Exercise: Keep every line where the word "with" appears; drop the rest.

Dataset section:
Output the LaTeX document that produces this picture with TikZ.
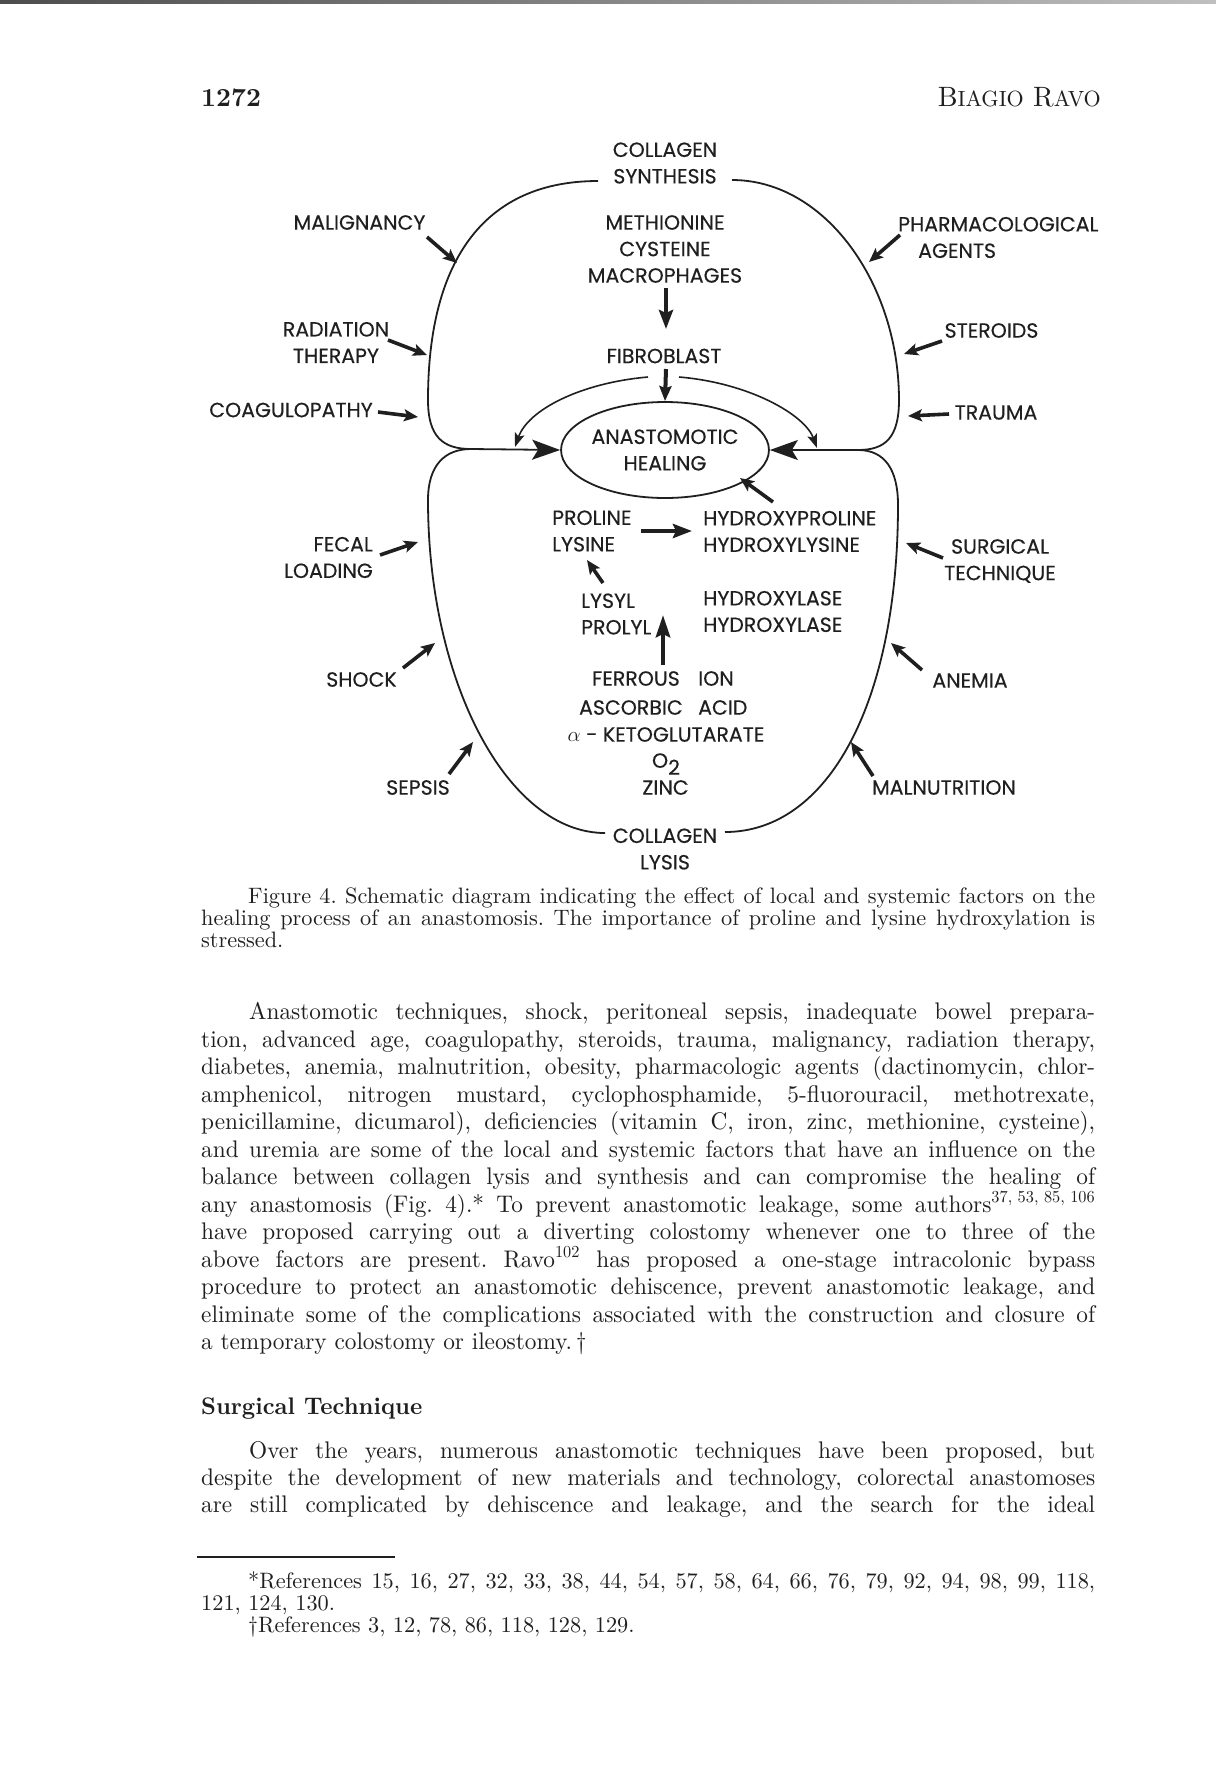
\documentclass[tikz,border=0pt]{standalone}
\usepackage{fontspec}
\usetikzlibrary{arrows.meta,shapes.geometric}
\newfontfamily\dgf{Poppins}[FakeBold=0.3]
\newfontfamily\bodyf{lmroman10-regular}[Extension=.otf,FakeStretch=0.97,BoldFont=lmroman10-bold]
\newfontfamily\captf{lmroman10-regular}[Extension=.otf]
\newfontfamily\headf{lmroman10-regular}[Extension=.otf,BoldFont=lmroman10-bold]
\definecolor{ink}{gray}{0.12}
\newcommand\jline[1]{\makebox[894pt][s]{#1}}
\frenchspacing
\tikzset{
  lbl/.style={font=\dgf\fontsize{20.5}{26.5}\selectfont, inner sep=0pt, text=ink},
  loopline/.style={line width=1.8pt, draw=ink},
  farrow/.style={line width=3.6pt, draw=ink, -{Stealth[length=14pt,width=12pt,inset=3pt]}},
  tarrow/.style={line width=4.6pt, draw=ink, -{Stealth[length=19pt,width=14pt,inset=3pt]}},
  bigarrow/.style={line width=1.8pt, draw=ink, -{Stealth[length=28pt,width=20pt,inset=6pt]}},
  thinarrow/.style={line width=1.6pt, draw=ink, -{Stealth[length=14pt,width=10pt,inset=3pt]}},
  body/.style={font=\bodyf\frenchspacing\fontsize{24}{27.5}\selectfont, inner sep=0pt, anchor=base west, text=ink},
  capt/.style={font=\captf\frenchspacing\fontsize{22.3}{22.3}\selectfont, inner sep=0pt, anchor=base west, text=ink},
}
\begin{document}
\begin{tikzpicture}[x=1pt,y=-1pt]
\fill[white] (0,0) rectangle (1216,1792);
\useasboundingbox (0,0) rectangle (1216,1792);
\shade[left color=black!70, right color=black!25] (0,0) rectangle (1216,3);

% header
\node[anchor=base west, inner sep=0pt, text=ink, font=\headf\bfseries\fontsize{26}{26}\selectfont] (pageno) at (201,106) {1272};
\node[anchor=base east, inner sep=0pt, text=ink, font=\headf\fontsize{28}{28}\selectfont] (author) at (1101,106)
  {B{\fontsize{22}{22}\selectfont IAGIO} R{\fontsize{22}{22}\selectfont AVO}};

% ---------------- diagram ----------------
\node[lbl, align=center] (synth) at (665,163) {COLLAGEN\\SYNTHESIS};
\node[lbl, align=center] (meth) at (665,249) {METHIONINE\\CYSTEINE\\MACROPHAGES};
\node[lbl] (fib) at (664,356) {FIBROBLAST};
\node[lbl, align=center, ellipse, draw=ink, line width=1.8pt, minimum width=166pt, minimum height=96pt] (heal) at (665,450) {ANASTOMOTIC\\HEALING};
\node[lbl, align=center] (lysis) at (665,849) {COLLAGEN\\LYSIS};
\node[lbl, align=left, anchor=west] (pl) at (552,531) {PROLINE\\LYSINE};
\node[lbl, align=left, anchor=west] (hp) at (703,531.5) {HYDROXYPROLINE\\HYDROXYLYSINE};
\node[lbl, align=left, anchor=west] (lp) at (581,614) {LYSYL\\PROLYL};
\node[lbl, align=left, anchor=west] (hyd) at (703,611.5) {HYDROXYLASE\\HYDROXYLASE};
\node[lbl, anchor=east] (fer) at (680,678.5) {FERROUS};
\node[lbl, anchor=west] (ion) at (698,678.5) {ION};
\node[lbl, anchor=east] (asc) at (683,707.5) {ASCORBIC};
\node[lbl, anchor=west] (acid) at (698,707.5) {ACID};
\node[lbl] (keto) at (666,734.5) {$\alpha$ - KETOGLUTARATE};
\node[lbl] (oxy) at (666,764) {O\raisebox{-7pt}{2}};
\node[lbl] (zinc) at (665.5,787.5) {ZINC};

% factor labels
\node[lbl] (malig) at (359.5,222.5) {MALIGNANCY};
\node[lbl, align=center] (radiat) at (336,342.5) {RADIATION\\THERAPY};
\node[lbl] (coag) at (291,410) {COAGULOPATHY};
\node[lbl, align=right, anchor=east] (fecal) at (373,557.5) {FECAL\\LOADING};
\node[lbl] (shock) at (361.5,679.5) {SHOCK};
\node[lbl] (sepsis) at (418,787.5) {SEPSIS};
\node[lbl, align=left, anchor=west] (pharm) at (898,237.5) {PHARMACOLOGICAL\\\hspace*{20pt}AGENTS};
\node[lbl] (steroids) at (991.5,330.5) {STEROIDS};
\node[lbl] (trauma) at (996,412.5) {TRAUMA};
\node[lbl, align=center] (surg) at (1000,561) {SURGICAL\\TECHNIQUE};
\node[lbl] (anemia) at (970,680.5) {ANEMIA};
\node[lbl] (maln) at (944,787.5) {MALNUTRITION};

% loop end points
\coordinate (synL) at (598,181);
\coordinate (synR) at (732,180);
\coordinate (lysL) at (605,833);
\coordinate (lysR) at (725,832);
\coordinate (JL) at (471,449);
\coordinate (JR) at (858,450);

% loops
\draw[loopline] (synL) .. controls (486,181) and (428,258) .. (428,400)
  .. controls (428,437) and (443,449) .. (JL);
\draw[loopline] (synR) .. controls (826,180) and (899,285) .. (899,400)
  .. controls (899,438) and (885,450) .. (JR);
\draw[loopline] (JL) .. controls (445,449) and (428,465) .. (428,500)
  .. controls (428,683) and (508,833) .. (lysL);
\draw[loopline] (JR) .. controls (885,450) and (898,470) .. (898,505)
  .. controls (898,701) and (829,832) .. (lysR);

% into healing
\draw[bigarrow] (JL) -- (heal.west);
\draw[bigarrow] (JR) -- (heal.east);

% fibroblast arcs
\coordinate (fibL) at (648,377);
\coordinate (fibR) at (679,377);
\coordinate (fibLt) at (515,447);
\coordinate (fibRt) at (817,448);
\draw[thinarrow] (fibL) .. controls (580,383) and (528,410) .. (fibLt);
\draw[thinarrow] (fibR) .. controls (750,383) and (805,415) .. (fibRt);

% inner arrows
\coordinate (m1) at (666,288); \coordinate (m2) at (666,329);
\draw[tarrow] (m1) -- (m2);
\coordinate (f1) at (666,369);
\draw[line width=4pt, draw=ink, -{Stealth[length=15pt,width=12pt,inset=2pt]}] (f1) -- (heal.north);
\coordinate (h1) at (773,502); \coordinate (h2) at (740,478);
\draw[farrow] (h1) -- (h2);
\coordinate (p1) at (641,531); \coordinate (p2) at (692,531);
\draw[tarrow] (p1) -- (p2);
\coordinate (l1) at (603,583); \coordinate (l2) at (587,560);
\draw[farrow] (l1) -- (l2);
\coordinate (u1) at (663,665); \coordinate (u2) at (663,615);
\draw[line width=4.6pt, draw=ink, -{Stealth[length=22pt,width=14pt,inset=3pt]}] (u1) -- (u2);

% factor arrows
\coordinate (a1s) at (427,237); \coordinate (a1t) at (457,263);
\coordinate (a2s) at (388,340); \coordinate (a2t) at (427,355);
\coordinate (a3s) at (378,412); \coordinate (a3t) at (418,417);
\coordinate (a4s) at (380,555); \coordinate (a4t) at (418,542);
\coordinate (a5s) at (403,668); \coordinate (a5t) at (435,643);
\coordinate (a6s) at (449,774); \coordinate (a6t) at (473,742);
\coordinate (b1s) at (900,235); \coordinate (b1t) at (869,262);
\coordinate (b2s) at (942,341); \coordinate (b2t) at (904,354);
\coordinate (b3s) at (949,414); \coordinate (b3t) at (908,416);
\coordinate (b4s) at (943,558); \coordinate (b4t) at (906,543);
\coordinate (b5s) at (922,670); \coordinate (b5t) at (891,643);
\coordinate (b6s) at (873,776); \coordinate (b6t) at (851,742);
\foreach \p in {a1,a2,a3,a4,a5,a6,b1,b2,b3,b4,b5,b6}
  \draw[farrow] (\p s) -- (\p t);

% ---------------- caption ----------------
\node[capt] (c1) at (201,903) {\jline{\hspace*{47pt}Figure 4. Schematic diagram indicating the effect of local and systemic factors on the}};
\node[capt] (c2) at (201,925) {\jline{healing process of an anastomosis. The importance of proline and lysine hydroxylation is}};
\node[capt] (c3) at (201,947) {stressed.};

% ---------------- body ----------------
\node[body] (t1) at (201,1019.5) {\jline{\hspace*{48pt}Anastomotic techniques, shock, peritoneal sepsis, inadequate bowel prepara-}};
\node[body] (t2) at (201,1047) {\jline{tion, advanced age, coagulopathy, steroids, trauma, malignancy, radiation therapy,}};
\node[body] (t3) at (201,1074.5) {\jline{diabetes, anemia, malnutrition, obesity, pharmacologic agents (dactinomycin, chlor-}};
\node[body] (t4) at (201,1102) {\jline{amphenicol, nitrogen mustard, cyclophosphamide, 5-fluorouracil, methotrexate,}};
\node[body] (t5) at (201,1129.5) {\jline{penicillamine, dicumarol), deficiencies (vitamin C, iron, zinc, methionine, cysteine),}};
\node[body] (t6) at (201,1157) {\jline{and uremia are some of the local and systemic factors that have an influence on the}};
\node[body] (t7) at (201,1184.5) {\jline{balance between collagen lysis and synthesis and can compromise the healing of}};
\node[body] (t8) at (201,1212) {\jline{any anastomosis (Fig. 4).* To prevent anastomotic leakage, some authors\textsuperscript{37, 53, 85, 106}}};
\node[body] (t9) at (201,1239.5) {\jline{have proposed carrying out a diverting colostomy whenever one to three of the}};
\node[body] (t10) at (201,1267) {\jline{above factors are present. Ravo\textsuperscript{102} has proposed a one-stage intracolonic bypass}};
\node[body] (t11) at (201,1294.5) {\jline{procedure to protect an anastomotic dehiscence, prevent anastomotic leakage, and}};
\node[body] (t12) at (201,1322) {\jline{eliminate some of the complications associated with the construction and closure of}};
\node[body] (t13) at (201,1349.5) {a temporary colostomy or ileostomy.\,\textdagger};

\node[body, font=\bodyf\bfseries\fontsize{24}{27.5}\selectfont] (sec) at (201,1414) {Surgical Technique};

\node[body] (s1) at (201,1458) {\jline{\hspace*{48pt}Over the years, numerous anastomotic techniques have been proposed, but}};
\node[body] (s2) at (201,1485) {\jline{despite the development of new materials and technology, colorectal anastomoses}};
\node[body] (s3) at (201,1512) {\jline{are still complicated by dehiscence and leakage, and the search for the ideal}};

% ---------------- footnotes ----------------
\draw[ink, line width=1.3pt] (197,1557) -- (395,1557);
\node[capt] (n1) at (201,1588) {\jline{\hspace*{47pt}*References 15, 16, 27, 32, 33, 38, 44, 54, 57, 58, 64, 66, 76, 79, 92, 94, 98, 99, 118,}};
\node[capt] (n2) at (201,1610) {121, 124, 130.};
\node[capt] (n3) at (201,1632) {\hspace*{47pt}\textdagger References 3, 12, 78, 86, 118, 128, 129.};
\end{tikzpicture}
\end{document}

Result of this exercise:
Output the LaTeX document that produces this picture with TikZ.
\node[body] (t12) at (201,1322) {\jline{eliminate some of the complications associated with the construction and closure of}};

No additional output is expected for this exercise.